** Task description **
Tally the lines below that contain "this". The number is the whole answer.

>> BEGIN Data

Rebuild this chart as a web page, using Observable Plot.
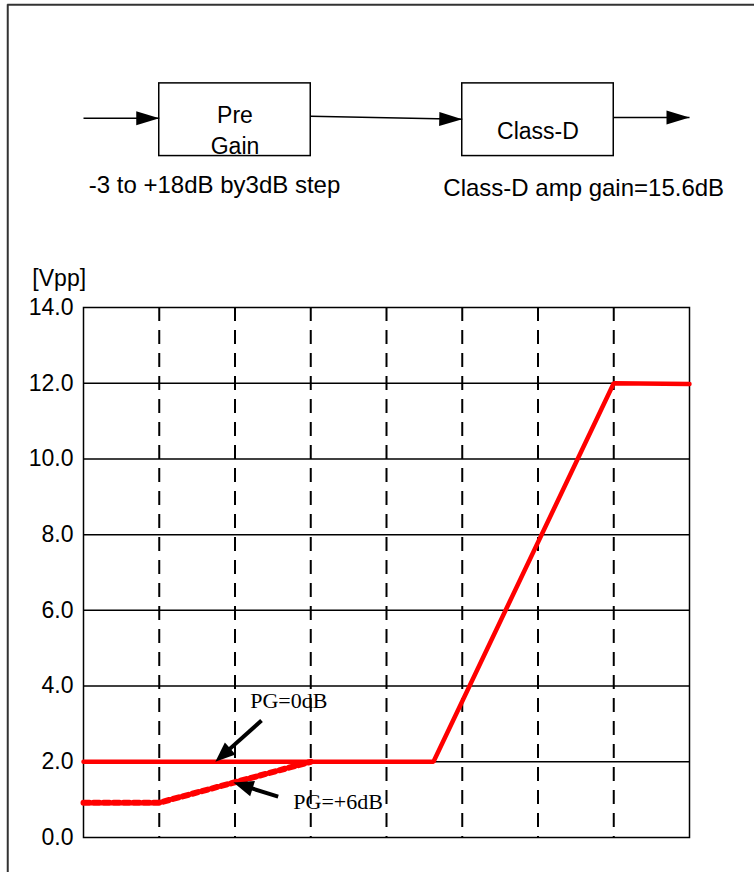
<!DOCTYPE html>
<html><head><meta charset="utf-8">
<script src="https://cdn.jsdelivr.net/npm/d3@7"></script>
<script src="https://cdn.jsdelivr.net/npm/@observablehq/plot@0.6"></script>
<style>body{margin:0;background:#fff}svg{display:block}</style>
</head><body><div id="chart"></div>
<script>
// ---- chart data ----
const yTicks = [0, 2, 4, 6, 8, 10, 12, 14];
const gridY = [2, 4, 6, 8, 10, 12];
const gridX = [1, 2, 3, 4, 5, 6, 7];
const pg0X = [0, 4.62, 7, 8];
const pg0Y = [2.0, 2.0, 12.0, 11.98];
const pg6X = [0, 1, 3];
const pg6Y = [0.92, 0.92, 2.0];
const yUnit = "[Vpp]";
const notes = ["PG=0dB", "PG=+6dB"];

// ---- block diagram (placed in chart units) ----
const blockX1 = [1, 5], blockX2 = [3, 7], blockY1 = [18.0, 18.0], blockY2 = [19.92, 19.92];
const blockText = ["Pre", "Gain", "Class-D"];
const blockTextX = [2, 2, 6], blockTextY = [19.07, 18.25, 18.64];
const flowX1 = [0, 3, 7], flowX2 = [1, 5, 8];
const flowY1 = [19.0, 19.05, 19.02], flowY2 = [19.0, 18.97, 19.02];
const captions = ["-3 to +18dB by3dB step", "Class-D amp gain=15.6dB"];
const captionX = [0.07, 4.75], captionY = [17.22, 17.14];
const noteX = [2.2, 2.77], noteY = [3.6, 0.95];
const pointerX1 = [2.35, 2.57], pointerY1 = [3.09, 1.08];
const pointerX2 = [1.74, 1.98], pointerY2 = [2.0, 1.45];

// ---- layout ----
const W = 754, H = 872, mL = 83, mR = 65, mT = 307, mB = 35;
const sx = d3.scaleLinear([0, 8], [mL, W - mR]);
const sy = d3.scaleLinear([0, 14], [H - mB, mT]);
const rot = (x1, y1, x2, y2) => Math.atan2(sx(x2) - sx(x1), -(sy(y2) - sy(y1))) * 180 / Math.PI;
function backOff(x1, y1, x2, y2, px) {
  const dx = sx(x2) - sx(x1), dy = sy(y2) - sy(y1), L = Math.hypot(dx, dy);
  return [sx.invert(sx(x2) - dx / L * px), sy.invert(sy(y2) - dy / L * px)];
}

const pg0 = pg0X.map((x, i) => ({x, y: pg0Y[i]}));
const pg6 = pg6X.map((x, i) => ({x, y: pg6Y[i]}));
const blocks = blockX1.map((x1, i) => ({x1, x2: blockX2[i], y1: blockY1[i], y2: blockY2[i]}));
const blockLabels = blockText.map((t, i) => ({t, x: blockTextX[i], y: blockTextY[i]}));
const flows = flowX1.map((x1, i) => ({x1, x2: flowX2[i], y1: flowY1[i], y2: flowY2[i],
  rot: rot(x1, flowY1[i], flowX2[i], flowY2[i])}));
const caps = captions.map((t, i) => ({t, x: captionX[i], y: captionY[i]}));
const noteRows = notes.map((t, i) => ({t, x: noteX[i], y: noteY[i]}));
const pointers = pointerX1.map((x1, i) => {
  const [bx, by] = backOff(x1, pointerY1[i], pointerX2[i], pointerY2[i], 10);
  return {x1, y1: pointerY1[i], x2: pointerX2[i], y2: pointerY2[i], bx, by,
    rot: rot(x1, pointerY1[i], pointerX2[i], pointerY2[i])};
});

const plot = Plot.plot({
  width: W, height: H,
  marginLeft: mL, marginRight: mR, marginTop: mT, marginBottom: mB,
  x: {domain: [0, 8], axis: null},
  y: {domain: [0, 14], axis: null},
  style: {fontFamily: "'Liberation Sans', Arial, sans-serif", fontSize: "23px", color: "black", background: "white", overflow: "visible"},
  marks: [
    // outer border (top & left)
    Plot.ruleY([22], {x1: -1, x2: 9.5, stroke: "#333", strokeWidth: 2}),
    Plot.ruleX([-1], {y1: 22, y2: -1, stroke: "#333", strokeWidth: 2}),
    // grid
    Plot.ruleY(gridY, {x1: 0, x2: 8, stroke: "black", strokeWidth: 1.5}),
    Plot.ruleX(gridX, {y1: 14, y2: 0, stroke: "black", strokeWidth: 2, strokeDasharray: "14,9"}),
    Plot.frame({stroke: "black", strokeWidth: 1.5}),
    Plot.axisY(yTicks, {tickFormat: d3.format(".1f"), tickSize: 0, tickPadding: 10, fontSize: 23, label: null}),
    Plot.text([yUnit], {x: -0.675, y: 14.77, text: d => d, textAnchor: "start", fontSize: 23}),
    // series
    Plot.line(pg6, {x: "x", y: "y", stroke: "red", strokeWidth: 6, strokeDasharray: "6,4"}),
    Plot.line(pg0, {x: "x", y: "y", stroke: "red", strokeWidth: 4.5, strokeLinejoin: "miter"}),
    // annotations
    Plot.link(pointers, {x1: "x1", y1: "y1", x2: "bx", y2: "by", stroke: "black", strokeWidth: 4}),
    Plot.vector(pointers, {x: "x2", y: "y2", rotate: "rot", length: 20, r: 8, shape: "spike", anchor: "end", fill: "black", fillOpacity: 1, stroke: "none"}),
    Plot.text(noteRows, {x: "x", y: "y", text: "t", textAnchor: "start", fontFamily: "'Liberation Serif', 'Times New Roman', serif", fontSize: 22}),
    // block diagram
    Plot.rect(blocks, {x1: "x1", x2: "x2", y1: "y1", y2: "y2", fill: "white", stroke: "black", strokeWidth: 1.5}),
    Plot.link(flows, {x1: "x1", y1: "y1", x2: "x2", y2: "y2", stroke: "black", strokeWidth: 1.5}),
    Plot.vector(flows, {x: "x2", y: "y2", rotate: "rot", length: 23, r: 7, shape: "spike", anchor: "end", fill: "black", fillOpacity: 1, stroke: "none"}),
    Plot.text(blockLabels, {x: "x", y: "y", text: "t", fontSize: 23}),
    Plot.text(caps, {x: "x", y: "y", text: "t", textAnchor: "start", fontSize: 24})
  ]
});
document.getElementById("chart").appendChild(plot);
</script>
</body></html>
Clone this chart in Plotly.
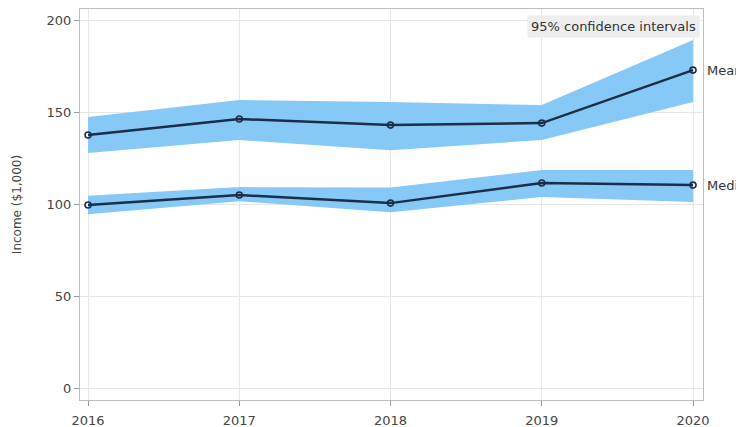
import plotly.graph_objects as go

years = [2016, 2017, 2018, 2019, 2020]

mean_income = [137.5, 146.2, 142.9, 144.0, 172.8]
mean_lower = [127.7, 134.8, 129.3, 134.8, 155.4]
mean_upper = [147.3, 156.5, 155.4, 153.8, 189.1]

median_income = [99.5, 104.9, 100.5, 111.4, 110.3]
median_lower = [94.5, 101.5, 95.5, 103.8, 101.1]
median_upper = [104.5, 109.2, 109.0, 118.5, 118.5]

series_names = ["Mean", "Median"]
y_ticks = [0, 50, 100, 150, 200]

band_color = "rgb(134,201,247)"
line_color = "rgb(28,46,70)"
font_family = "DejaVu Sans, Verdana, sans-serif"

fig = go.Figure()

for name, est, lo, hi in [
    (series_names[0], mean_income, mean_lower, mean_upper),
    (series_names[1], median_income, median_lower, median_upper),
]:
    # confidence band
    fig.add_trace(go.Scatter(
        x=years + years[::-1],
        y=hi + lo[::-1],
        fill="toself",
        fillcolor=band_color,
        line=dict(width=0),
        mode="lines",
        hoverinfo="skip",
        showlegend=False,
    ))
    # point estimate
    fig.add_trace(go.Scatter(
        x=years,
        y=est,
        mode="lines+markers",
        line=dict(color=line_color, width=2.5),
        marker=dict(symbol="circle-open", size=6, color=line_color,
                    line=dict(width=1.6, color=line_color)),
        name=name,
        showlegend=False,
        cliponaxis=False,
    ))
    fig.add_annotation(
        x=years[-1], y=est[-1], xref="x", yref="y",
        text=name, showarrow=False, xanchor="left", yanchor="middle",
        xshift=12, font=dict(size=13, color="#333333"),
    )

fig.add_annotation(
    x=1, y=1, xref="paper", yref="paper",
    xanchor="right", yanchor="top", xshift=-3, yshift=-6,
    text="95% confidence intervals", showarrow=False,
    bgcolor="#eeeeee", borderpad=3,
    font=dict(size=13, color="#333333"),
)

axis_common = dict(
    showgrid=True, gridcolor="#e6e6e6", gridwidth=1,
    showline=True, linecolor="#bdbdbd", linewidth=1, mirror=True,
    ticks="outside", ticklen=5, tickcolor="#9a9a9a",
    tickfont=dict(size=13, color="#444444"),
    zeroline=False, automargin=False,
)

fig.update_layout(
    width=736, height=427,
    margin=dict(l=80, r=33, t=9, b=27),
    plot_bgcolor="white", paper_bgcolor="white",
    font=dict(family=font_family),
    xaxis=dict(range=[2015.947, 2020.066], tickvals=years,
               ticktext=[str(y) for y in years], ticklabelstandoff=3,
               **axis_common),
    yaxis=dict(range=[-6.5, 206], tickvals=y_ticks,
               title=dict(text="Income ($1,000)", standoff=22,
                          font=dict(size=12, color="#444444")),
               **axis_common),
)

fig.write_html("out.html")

>> END Data

** Solved exercise **
2